Winner: Nostalgia, every time.

Semi Finals

Curly Wurly vs Marathon


Good solid filling chocolate-based fillers. One has peanuts and makes you associate the act of eating it with that Greek bloke Pheidippides and his long run to Athens from some place whose name escapes me. But then the other one can be so chewy it feels like its cleaning your teeth – not Highland toffee-level filling-extracting chewy – but still a satisfying work out for your jaw. Difficult. I’m going with Curly Wurly, chiefly because I don’t like it when bits of peanut get stuck in my teeth and I have to spend ages trying to worry it out with my tongue, looking like a gurning idiot.
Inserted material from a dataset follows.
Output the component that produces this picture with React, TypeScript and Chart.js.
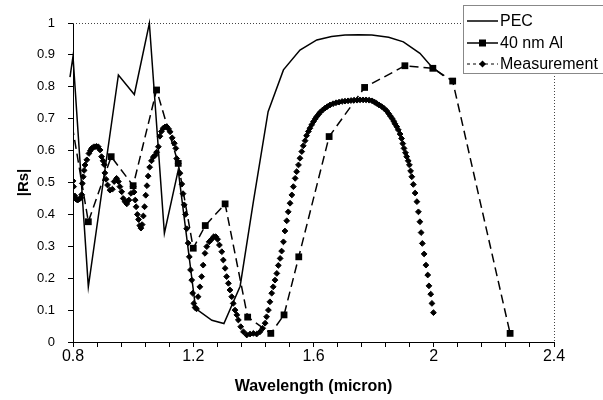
import React, { useEffect, useRef } from "react";
import { Chart, registerables } from "chart.js";

Chart.register(...registerables);

// ---------------- data ----------------
const seriesNames = ["PEC", "40 nm Al", "Measurement"];

const pecX = [0.79, 0.8, 0.851, 0.951, 1.004, 1.054, 1.104, 1.15, 1.208, 1.262, 1.302, 1.356, 1.4, 1.449, 1.5, 1.555, 1.611, 1.66, 1.705, 1.75, 1.794, 1.85, 1.899, 1.954, 1.993, 2.032];
const pecY = [0.83, 0.895, 0.173, 0.837, 0.776, 0.999, 0.341, 0.539, 0.105, 0.068, 0.058, 0.175, 0.44, 0.722, 0.853, 0.915, 0.947, 0.958, 0.962, 0.963, 0.962, 0.955, 0.941, 0.905, 0.863, 0.835];

const alX = [0.79, 0.851, 0.927, 1.0, 1.078, 1.15, 1.2, 1.24, 1.306, 1.381, 1.458, 1.502, 1.551, 1.652, 1.77, 1.904, 1.997, 2.063, 2.254];
const alY = [0.72, 0.377, 0.581, 0.49, 0.79, 0.56, 0.294, 0.365, 0.433, 0.078, 0.027, 0.085, 0.267, 0.644, 0.798, 0.866, 0.858, 0.818, 0.027];

const measX = [
  0.8, 0.802, 0.806, 0.811, 0.816, 0.821, 0.826, 0.829, 0.831, 0.834, 0.837, 0.84, 0.846, 0.853, 0.858, 0.862, 0.868, 0.873, 0.878, 0.884, 0.89, 0.895, 0.9, 0.904, 0.906, 0.91,
  0.915, 0.923, 0.931, 0.937, 0.945, 0.951, 0.956, 0.962, 0.967, 0.973, 0.979, 0.986, 0.993, 1.0, 1.003, 1.007, 1.01, 1.014, 1.018, 1.022, 1.026, 1.03, 1.034, 1.038, 1.042, 1.046, 1.05,
  1.055, 1.061, 1.067, 1.073, 1.078, 1.084, 1.089, 1.094, 1.1, 1.106, 1.112, 1.118, 1.123, 1.13, 1.137, 1.142, 1.145, 1.15, 1.156, 1.162, 1.166, 1.17, 1.174, 1.178, 1.183, 1.187,
  1.191, 1.195, 1.198, 1.202, 1.206, 1.211, 1.216, 1.222, 1.228, 1.233, 1.239, 1.245, 1.253, 1.261, 1.268, 1.275, 1.281, 1.287, 1.295, 1.3, 1.306, 1.311, 1.317, 1.322, 1.328,
  1.333, 1.339, 1.345, 1.35, 1.358, 1.367, 1.378, 1.389, 1.4, 1.411, 1.422, 1.431, 1.439, 1.444, 1.45, 1.455, 1.461, 1.466, 1.472, 1.478, 1.483, 1.489, 1.494, 1.5, 1.505, 1.511,
  1.516, 1.522, 1.528, 1.533, 1.539, 1.544, 1.55, 1.555, 1.561, 1.566, 1.572, 1.577, 1.583, 1.588, 1.594, 1.6, 1.606, 1.611, 1.617, 1.622, 1.63, 1.638, 1.646, 1.655, 1.665, 1.675,
  1.685, 1.695, 1.705, 1.715, 1.725, 1.735, 1.745, 1.755, 1.765, 1.775, 1.785, 1.795, 1.803, 1.81, 1.818, 1.827, 1.835, 1.843, 1.85, 1.856, 1.862, 1.867, 1.871, 1.877, 1.882,
  1.888, 1.893, 1.897, 1.901, 1.906, 1.91, 1.915, 1.919, 1.923, 1.927, 1.932, 1.938, 1.944, 1.949, 1.954, 1.958, 1.962, 1.968, 1.974, 1.98, 1.984, 1.99, 1.994, 1.999
];
const measY = [
  0.505, 0.487, 0.458, 0.447, 0.445, 0.448, 0.452, 0.462, 0.497, 0.518, 0.538, 0.555, 0.571, 0.591, 0.6, 0.607, 0.611, 0.612, 0.613, 0.612, 0.602, 0.581, 0.568, 0.556, 0.53, 0.51,
  0.492, 0.476, 0.479, 0.503, 0.513, 0.503, 0.487, 0.471, 0.45, 0.44, 0.433, 0.445, 0.466, 0.487, 0.47, 0.445, 0.424, 0.4, 0.384, 0.365, 0.357, 0.368, 0.395, 0.424, 0.46, 0.49, 0.52,
  0.548, 0.568, 0.58, 0.585, 0.595, 0.612, 0.645, 0.66, 0.67, 0.674, 0.675, 0.668, 0.659, 0.64, 0.623, 0.607, 0.575, 0.56, 0.529, 0.495, 0.465, 0.43, 0.4, 0.355, 0.31, 0.267,
  0.226, 0.194, 0.153, 0.121, 0.108, 0.104, 0.142, 0.173, 0.205, 0.241, 0.278, 0.299, 0.314, 0.322, 0.33, 0.33, 0.322, 0.304, 0.283, 0.257, 0.231, 0.205, 0.184, 0.163, 0.142,
  0.121, 0.1, 0.085, 0.069, 0.048, 0.032, 0.022, 0.025, 0.027, 0.025, 0.032, 0.043, 0.059, 0.079, 0.1, 0.126, 0.153, 0.173, 0.194, 0.215, 0.24, 0.262, 0.285, 0.314, 0.348, 0.38,
  0.408, 0.435, 0.461, 0.487, 0.513, 0.534, 0.555, 0.576, 0.597, 0.615, 0.631, 0.647, 0.66, 0.67, 0.681, 0.691, 0.7, 0.707, 0.714, 0.72, 0.727, 0.733, 0.738, 0.743, 0.747, 0.75,
  0.752, 0.754, 0.755, 0.756, 0.757, 0.758, 0.758, 0.759, 0.759, 0.759, 0.758, 0.756, 0.752, 0.748, 0.743, 0.738, 0.732, 0.725, 0.716, 0.708, 0.7, 0.692, 0.684, 0.675, 0.665,
  0.652, 0.638, 0.622, 0.607, 0.593, 0.581, 0.568, 0.555, 0.536, 0.518, 0.494, 0.467, 0.44, 0.408, 0.377, 0.343, 0.309, 0.276, 0.241, 0.21, 0.176, 0.15, 0.121, 0.092
];

const xMin = 0.8;
const xMax = 2.4;
const xMinorStep = 0.08;
const xMajorTicks = [0.8, 1.2, 1.6, 2.0, 2.4];
const xTickLabels = ["0.8", "1.2", "1.6", "2", "2.4"];
const yTicks = [0, 0.1, 0.2, 0.3, 0.4, 0.5, 0.6, 0.7, 0.8, 0.9, 1];
const yTickLabels = ["0", "0.1", "0.2", "0.3", "0.4", "0.5", "0.6", "0.7", "0.8", "0.9", "1"];
const xTitle = "Wavelength (micron)";
const yTitle = "|Rs|";

const FONT = '"Liberation Sans", Arial, sans-serif';

const toPoints = (xs: number[], ys: number[]) => xs.map((x, i) => ({ x, y: ys[i] }));

const framePlugin = {
  id: "frameAndLegend",
  beforeDatasetsDraw(chart: any) {
    const { ctx, chartArea } = chart;
    ctx.save();
    ctx.strokeStyle = "#444";
    ctx.lineWidth = 1;
    ctx.setLineDash([1, 2]);
    ctx.beginPath();
    ctx.moveTo(chartArea.left, Math.round(chartArea.top) + 0.5);
    ctx.lineTo(Math.round(chartArea.right) + 0.5, Math.round(chartArea.top) + 0.5);
    ctx.lineTo(Math.round(chartArea.right) + 0.5, chartArea.bottom);
    ctx.stroke();
    ctx.restore();
  },
  afterDraw(chart: any) {
    const { ctx } = chart;
    ctx.save();
    const bx = 463.5, by = 5.5, bw = 145, bh = 68;
    ctx.fillStyle = "#fff";
    ctx.fillRect(bx, by, bw, bh);
    ctx.strokeStyle = "#888";
    ctx.lineWidth = 1;
    ctx.strokeRect(bx, by, bw, bh);
    const rows = [21, 43, 64];
    const x0 = 467, x1 = 498, xm = 482.5;
    ctx.strokeStyle = "#000";
    ctx.fillStyle = "#000";
    // PEC
    ctx.lineWidth = 1.5;
    ctx.beginPath(); ctx.moveTo(x0, rows[0]); ctx.lineTo(x1, rows[0]); ctx.stroke();
    // 40 nm Al
    ctx.beginPath(); ctx.moveTo(x0, rows[1]); ctx.lineTo(x1, rows[1]); ctx.stroke();
    ctx.fillRect(xm - 3.5, rows[1] - 3.5, 7, 7);
    // Measurement
    ctx.lineWidth = 1;
    ctx.setLineDash([3, 3]);
    ctx.beginPath(); ctx.moveTo(x0, rows[2]); ctx.lineTo(x1, rows[2]); ctx.stroke();
    ctx.setLineDash([]);
    ctx.beginPath();
    ctx.moveTo(xm, rows[2] - 3.5); ctx.lineTo(xm + 3.5, rows[2]); ctx.lineTo(xm, rows[2] + 3.5); ctx.lineTo(xm - 3.5, rows[2]);
    ctx.closePath(); ctx.fill();
    ctx.font = `16px ${FONT}`;
    ctx.textBaseline = "middle";
    ctx.textAlign = "left";
    seriesNames.forEach((n, i) => ctx.fillText(n, 500, rows[i] + 1));
    ctx.restore();
  },
};

export default function App() {
  const ref = useRef<HTMLCanvasElement | null>(null);
  useEffect(() => {
    if (!ref.current) return;
    const chart = new Chart(ref.current, {
      type: "scatter",
      data: {
        datasets: [
          {
            label: seriesNames[0],
            data: toPoints(pecX, pecY),
            showLine: true,
            borderColor: "#000",
            borderWidth: 1.5,
            pointRadius: 0,
            pointHoverRadius: 0,
            clip: false as any,
          },
          {
            label: seriesNames[1],
            data: toPoints(alX, alY),
            showLine: true,
            borderColor: "#000",
            backgroundColor: "#000",
            borderWidth: 1.5,
            borderDash: [9, 5],
            pointStyle: "rect",
            pointRadius: (c: any) => (c.dataIndex === 0 ? 0 : 4.8),
            pointBorderWidth: 0,
            pointBackgroundColor: "#000",
          },
          {
            label: seriesNames[2],
            data: toPoints(measX, measY),
            showLine: false,
            borderColor: "#000",
            backgroundColor: "#000",
            pointStyle: "rectRot",
            pointRadius: 2.9,
            pointBorderWidth: 1,
            pointBackgroundColor: "#000",
            pointBorderColor: "#000",
          },
        ],
      },
      options: {
        responsive: false,
        animation: false,
        layout: { padding: { left: 0, top: 23, right: 49, bottom: 0 } },
        plugins: { legend: { display: false }, tooltip: { enabled: false } },
        scales: {
          x: {
            type: "linear",
            min: xMin,
            max: xMax,
            afterBuildTicks: (scale: any) => {
              const t = [];
              for (let v = xMin; v <= xMax + 1e-9; v += xMinorStep) t.push({ value: Math.round(v * 1000) / 1000 });
              scale.ticks = t;
            },
            afterFit: (scale: any) => { scale.height = 58; },
            ticks: {
              autoSkip: false,
              maxRotation: 0,
              padding: 0,
              color: "#000",
              font: { family: FONT, size: 16 },
              callback: (value: any) => {
                const i = xMajorTicks.findIndex((m) => Math.abs(m - value) < 1e-6);
                return i >= 0 ? xTickLabels[i] : "";
              },
            },
            grid: { drawOnChartArea: false, drawTicks: true, tickLength: 5, color: "#000", lineWidth: 1 },
            border: { display: true, color: "#000", width: 1 },
            title: { display: true, text: xTitle, color: "#000", font: { family: FONT, size: 16, weight: "bold" }, padding: { top: 0, bottom: 4 } },
          },
          y: {
            type: "linear",
            min: 0,
            max: 1,
            afterBuildTicks: (scale: any) => { scale.ticks = yTicks.map((v) => ({ value: v })); },
            afterFit: (scale: any) => { scale.width = 73; },
            ticks: {
              autoSkip: false,
              padding: 13,
              color: "#000",
              font: { family: FONT, size: 13 },
              callback: (_v: any, i: number) => yTickLabels[i],
            },
            grid: { drawOnChartArea: false, drawTicks: true, tickLength: 5, color: "#000", lineWidth: 1 },
            border: { display: true, color: "#000", width: 1 },
            title: { display: true, text: yTitle, color: "#000", font: { family: FONT, size: 15, weight: "bold" }, padding: { top: 15, bottom: 0 } },
          },
        },
      },
      plugins: [framePlugin],
    });
    return () => chart.destroy();
  }, []);
  return (
    <div style={{ position: "absolute", left: 0, top: 0, width: 603, height: 400, background: "#fff" }}>
      <canvas ref={ref} width={603} height={400} style={{ display: "block" }} />
    </div>
  );
}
Moreso than usual.

Winner: Curly Wurly.

Coke vs Opal Fruits


Remember that thing at primary school where you put one of your teeth in some coke and it dissolved over the course of a week? That was fucking cool, and it showed us the dangers of sugar heavy drinks. Although if you spend a week swilling a mouthful of coke around your mouth without swallowing it, you’re an idiot and you don’t deserve teeth. But what that experiment ignores is how delicious it is. And it’s really good for washing blood off the highway in America and cleaning toilet bowls, according to some unverified list someone tagged me in on Facebook. Must be true.

Opal Fruits put up a good fight in the refreshing arena. They generate a near constant stream of saliva from that little hole under your tongue, indeed watering your mouth just like the advert promised. But in terms of longevity, after the second packet, the Opal Fruits threaten to destroy the oasis in your mouth with some wicked acid reflux, so Coke is the winner here. Two litres in and it’s still delivering a happy experience, aided by some cracking full-throated glass-rattling burps.

Winner: Coke

Final: Coke vs Curly Wurly


How to compare these two disparate yet equally delicious things? Fuck knows, but let’s try. Coke’s packaging is red, so that means it goes faster. We’ve already covered the ladder thing, so Curly Wurly needs to come up with something else. One thing it has over Coke is it’s two for one status, bring both toffee and chocolate plating to the party. But on the other hand, you can’t stick a Curly Wurly in some Jack Daniels and pretend you’re a rock star. So, there you go, when it comes to who the winner of our Old School vs New School Confectionary World Cup, Coca-Cola is it. See what I did there? Thanks. Here all week.